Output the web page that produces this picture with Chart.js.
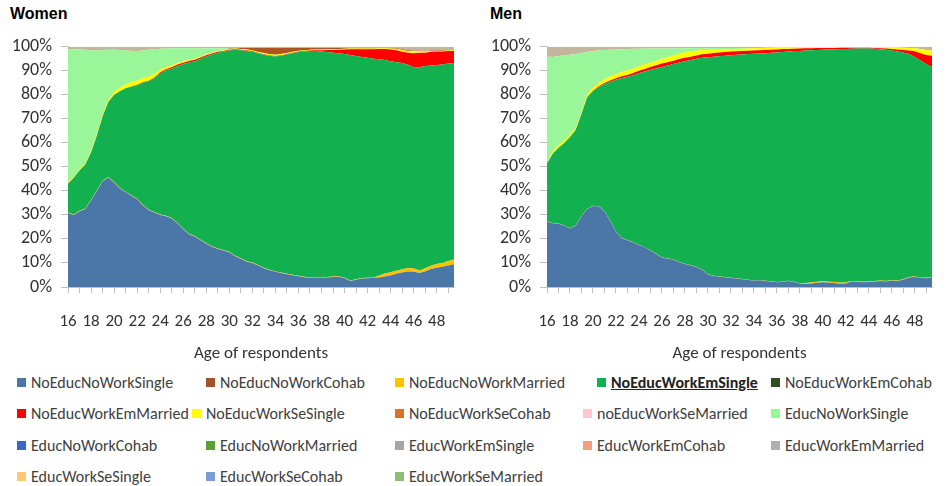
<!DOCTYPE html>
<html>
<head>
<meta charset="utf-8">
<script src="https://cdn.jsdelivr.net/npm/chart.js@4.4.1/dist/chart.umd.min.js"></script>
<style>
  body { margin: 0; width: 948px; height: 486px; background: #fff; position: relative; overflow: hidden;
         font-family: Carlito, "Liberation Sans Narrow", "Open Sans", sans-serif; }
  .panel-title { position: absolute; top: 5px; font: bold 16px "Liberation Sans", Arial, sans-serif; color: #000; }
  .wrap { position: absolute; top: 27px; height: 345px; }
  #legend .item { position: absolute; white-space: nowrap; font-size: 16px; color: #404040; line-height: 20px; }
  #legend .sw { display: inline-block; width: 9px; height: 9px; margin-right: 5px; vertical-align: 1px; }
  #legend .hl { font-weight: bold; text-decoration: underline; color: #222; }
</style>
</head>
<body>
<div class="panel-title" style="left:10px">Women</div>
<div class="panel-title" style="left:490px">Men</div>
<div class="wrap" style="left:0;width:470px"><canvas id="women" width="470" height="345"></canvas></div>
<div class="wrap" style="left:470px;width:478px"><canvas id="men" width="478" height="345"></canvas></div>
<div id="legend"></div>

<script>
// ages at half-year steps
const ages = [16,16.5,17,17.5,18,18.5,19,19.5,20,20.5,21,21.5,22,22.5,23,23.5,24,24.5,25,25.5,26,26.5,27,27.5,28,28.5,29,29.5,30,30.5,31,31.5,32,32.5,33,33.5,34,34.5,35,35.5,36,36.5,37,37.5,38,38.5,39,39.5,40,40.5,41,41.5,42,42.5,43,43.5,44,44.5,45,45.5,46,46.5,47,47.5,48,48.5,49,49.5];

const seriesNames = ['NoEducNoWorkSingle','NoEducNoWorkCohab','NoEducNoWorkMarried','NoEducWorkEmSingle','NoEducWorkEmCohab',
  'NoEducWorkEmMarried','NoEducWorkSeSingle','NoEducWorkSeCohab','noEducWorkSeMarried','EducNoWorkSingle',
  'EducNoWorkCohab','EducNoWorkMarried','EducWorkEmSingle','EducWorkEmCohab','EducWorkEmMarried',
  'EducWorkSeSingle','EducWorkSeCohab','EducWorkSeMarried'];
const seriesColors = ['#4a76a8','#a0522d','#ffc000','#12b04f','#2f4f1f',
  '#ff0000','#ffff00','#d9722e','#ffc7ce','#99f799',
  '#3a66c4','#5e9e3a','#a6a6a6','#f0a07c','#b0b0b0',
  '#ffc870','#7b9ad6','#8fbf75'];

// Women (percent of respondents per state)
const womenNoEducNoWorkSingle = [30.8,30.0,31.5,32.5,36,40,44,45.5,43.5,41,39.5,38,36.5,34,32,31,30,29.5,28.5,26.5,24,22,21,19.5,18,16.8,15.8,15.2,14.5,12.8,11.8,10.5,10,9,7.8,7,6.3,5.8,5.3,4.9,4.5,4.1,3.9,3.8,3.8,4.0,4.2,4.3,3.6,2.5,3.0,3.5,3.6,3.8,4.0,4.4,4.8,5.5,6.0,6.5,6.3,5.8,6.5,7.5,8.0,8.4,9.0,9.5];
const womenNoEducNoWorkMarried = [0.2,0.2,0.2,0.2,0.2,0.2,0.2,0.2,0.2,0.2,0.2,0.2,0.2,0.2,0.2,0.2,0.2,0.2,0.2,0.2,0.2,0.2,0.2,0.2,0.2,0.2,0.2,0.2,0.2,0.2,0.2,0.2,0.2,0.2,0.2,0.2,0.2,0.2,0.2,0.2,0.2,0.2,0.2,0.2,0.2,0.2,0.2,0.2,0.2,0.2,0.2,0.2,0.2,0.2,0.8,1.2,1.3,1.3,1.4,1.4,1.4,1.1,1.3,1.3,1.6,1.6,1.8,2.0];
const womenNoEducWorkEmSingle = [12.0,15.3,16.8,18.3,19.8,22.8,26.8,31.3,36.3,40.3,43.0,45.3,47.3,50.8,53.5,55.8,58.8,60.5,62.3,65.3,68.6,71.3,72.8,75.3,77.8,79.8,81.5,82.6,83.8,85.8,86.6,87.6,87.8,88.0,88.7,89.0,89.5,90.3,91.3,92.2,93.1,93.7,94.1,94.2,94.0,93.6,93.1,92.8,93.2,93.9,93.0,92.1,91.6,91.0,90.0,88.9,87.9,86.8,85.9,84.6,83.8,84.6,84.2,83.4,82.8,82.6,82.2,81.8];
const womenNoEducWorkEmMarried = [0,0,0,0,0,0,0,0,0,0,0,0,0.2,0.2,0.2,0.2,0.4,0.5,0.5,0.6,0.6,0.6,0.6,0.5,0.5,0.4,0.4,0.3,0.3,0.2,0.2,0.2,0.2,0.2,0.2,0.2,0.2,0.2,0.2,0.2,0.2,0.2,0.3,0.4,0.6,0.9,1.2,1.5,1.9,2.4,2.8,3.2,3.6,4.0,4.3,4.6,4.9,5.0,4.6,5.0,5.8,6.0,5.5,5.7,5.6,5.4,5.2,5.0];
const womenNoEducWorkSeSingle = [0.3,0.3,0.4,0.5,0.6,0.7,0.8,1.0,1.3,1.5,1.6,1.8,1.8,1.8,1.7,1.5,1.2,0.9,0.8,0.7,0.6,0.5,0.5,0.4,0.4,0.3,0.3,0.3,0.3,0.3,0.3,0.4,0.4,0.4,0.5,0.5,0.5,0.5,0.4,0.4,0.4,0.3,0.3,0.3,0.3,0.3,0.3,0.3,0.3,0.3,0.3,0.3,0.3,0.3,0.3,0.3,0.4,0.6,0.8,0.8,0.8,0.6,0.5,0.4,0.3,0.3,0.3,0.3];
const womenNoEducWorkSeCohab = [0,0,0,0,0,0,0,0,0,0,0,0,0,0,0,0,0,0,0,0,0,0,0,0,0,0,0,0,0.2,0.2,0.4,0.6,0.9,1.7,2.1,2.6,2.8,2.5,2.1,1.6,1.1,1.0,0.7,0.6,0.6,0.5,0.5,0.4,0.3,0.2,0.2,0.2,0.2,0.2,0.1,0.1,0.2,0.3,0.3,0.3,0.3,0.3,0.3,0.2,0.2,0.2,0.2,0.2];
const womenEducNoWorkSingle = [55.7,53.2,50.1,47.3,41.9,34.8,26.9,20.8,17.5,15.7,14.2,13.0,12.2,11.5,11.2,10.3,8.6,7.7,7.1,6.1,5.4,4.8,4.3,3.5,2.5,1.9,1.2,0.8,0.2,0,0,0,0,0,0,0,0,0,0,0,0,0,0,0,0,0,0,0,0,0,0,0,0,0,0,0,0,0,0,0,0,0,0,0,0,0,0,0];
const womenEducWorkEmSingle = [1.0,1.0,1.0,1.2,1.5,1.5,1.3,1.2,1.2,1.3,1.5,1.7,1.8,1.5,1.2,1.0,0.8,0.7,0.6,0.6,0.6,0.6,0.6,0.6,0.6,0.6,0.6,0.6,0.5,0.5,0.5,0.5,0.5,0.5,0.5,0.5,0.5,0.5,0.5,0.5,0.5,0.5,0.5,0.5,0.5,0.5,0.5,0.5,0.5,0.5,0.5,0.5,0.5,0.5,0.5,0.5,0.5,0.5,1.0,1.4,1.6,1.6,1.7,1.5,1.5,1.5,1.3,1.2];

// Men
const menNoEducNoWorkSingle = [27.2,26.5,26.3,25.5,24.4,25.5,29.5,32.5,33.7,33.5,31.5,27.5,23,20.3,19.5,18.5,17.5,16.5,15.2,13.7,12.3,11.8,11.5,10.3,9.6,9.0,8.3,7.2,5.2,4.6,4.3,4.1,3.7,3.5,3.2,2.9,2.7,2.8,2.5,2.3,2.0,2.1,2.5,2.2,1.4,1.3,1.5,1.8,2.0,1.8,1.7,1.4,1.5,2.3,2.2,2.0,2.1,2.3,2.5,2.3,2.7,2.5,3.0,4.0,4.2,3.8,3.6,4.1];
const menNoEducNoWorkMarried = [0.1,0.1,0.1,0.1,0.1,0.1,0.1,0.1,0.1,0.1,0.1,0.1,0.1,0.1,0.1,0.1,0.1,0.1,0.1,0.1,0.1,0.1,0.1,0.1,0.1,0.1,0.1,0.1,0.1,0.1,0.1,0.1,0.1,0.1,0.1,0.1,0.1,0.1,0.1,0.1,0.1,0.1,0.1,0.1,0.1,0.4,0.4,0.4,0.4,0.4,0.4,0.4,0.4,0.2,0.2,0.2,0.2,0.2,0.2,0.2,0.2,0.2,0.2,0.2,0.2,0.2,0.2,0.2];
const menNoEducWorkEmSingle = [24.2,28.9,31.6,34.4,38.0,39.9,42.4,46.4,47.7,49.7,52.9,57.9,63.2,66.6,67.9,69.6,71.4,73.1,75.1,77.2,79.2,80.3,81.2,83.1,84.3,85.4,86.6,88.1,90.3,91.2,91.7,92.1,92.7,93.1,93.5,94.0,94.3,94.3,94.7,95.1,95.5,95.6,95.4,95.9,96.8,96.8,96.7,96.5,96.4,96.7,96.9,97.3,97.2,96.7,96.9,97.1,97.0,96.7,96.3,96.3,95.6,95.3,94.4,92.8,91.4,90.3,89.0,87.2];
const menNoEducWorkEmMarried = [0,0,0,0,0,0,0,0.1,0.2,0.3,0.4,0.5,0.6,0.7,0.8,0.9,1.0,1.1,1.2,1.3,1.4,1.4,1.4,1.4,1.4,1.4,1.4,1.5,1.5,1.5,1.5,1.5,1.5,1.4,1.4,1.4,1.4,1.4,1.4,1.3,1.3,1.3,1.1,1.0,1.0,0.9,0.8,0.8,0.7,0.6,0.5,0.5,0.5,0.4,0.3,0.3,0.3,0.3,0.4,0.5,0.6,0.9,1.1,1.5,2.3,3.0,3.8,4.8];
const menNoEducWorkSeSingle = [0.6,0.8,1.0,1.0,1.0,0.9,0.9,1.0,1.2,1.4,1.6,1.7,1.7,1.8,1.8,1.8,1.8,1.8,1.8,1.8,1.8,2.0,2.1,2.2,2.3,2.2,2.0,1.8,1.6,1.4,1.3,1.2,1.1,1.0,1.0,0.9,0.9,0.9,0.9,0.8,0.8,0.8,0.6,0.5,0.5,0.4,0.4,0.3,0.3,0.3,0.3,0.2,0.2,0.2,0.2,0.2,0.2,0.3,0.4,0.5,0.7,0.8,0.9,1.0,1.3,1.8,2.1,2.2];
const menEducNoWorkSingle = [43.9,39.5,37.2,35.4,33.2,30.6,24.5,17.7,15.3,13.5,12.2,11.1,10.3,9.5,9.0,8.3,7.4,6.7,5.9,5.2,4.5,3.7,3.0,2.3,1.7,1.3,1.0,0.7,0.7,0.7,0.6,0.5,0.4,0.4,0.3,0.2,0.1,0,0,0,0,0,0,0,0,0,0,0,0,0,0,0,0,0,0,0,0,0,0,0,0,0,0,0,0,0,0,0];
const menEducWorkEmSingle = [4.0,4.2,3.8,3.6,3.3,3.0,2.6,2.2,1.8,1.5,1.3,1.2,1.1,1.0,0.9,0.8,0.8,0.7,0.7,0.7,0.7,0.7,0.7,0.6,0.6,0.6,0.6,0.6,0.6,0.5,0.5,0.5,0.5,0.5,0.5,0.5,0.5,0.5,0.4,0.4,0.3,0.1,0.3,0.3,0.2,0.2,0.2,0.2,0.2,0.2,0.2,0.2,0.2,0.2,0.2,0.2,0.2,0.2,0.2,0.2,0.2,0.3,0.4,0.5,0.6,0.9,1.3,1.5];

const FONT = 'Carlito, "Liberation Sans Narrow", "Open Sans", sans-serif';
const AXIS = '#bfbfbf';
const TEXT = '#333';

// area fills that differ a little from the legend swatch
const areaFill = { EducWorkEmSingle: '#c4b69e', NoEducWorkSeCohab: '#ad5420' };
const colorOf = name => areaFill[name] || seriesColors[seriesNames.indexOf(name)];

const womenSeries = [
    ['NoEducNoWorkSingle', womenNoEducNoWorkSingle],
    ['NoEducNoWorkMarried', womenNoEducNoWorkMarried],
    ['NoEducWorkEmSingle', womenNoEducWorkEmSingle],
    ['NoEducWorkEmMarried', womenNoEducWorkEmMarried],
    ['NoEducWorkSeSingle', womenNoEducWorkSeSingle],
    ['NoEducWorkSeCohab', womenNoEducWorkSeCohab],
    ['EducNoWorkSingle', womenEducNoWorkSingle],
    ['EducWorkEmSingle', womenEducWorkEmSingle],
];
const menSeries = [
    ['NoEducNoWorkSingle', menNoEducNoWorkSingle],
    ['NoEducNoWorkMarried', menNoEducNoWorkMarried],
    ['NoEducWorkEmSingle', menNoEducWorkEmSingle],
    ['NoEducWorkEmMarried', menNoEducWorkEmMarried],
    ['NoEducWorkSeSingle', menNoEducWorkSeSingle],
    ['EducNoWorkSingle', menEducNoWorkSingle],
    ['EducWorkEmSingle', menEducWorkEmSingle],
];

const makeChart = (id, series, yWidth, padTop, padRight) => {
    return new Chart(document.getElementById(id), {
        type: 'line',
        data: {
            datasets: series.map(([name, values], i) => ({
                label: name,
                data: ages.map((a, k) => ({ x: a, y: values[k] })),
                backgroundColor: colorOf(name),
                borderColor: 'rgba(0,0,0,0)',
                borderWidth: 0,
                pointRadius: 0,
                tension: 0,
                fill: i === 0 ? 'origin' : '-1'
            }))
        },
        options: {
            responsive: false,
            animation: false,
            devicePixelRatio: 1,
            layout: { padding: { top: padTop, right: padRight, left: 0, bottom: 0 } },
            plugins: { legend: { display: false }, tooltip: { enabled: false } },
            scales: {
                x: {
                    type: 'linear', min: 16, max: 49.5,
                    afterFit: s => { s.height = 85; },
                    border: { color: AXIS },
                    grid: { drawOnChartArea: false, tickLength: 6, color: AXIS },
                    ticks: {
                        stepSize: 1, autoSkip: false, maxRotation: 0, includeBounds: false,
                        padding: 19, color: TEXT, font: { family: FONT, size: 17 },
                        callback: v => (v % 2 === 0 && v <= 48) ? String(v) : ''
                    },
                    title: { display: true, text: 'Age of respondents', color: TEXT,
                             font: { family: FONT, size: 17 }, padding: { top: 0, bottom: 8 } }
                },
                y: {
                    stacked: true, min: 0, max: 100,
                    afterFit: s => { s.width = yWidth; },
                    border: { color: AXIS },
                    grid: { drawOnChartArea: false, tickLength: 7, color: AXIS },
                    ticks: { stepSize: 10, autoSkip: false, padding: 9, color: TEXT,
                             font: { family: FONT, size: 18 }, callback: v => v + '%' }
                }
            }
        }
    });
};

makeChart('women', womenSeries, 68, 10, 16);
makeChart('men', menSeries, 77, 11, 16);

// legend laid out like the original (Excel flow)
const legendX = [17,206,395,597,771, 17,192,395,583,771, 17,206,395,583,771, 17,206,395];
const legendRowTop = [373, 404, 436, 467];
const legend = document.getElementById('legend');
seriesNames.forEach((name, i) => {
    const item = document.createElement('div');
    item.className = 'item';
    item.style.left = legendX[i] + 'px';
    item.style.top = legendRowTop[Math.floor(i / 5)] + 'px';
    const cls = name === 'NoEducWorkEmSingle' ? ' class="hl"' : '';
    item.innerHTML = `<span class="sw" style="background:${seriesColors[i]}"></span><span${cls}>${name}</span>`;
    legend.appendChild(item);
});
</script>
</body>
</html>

Exercise description: State how many lines of the data include the word "that", with nothing else.

Exercise answer: 2